Warren came out to the roar of the crowd, and she wasted no time pushing her agenda. Some of her talking points included rebuilding the middle class, addressing corruption in Washington, D.C., raising the minimum wage to a livable wage and working to eliminate student debt.
She also drew large cheers from the crowd when she shared she wanted to put an end to gerrymandering in North Carolina and across the country.
According to the latest NBC News/Wall Street Journal poll, Warren leads the head-to-head matchup against President Donald Trump, 50-42%.
“Everyone of these structural changes has a way to pay for it," Warren said. "I want to make this real.

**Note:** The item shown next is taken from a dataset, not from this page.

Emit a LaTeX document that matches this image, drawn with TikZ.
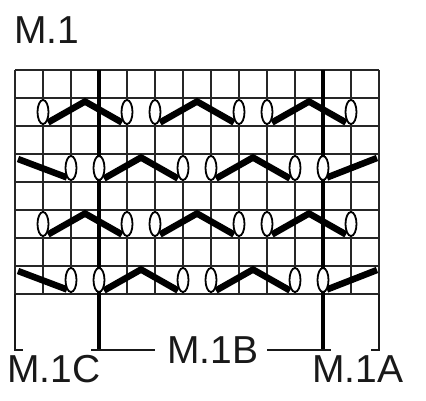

"I started with a two-cent wealth tax that is for above those who earn $50 million or more, the top one tenth of one percent. That pays for universal child care, pre-K, raises wages of child care work and pre school and puts $800 billion in our public schools.”
Warren continues her campaign run in South Carolina, where she will speak Friday at a high school there and hold a town hall meeting.
Trump's administration commented on Warren's visit Thursday. The statement read:
“Whether it’s supporting the impeachment witch hunt against President Trump or tax hikes to pay for her plans, North Carolinians will reject Warren's socialist agenda. Warren should go back to work on the real issues Americans care about, like securing the border and passing the United States, Mexico, Canada Agreement."